The Invitation to Holy Poverty
Our age has made wealth the measure of worth, success the standard of value. But the Gospel speaks another language entirely. It speaks of blessed poverty and dangerous riches. It tells of a rich young ruler who went away sorrowful and a poor widow whose two coins outweighed all the treasures of the temple. It presents a Savior who had nowhere to lay His head and apostles who left everything to follow Him. It promises treasure in heaven and warns against laying up treasure on earth.
This is the divine madness that the world calls foolishness, and it is precisely this foolishness that is the wisdom of God. For what the world counts as gain, heaven counts as loss. What earth treasures, heaven often despises. The values are inverted, the economics are reversed, the whole system is turned upside down or perhaps, more accurately, right side up for the first time.

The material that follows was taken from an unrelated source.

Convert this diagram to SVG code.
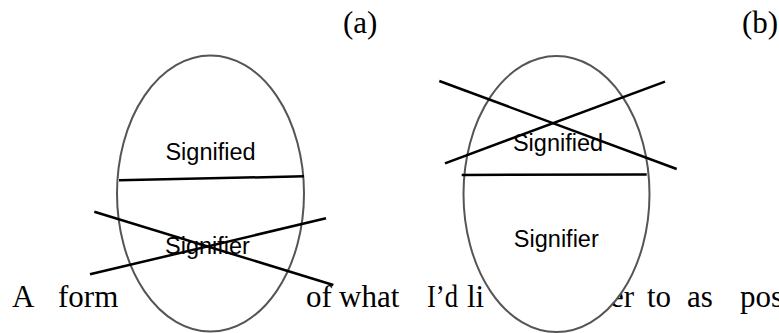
<svg xmlns="http://www.w3.org/2000/svg" width="779" height="333" viewBox="0 0 779 333">
<style>
.body{font-family:"Liberation Serif","Times New Roman",serif;font-size:31px;fill:#000}
.lbl{font-family:"Liberation Sans",Arial,sans-serif;font-size:23.5px;fill:#000;text-anchor:middle}
.egg{fill:#fff;stroke:#555;stroke-width:2}
.ln{stroke:#000;stroke-width:2.5;fill:none}
</style>
<rect width="779" height="333" fill="#fff"/>
<g id="body-text">
<text class="body" x="343" y="33">(a)</text>
<text class="body" x="742" y="33">(b)</text>
<text class="body" x="12" y="307">A</text>
<text class="body" x="58" y="307">form</text>
<text class="body" x="306" y="307">of</text>
<text class="body" x="339" y="307">what</text>
<text class="body" x="427" y="307" textLength="31" lengthAdjust="spacingAndGlyphs">I’d</text>
<text class="body" x="467" y="307">li</text>
<text class="body" x="610" y="307">er</text>
<text class="body" x="647" y="307">to</text>
<text class="body" x="687" y="307">as</text>
<text class="body" x="740" y="307">pos</text>
</g>
<g id="sign-a">
<ellipse class="egg" cx="210.5" cy="193.5" rx="93.5" ry="138"/>
<text class="lbl" x="210.5" y="160">Signified</text>
<text class="lbl" x="207.5" y="254">Signifier</text>
</g>
<g id="sign-b">
<ellipse class="egg" cx="556.5" cy="194" rx="93" ry="138"/>
<text class="lbl" x="558" y="151">Signified</text>
<text class="lbl" x="556.3" y="247">Signifier</text>
</g>
<g id="connectors">
<line class="ln" x1="119" y1="180.3" x2="304" y2="176.3"/>
<line class="ln" x1="94.3" y1="211.7" x2="333.3" y2="285"/>
<line class="ln" x1="90" y1="274.3" x2="326" y2="218.3"/>
<line class="ln" x1="461.7" y1="175" x2="646.7" y2="174.5"/>
<line class="ln" x1="439.3" y1="81" x2="676.7" y2="169"/>
<line class="ln" x1="445" y1="163.3" x2="665" y2="81.7"/>
</g>
</svg>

So I say again: I would rather be a poor man who sleeps soundly than a rich man who cannot rest. I would rather have my poverty honestly earned than my wealth dishonestly acquired. I would rather face God with empty hands and a clear conscience than with full pockets and a corrupted soul. For in the end, we will all stand before the One who weighs not our wealth but our worthiness, who measures not our possessions but our character, who asks not what we gained but how we gained it.
And on that day, I suspect many who were first shall be last, and the last shall be first. The poverty of this world will be revealed as the riches of eternity, and the riches of this world will be shown for what they truly are a burden we are blessed to be free from, a distraction from what truly matters, a false treasure that kept us from finding the true one.
Let those who have ears to hear, hear. And let those who sleep well, sleep in peace.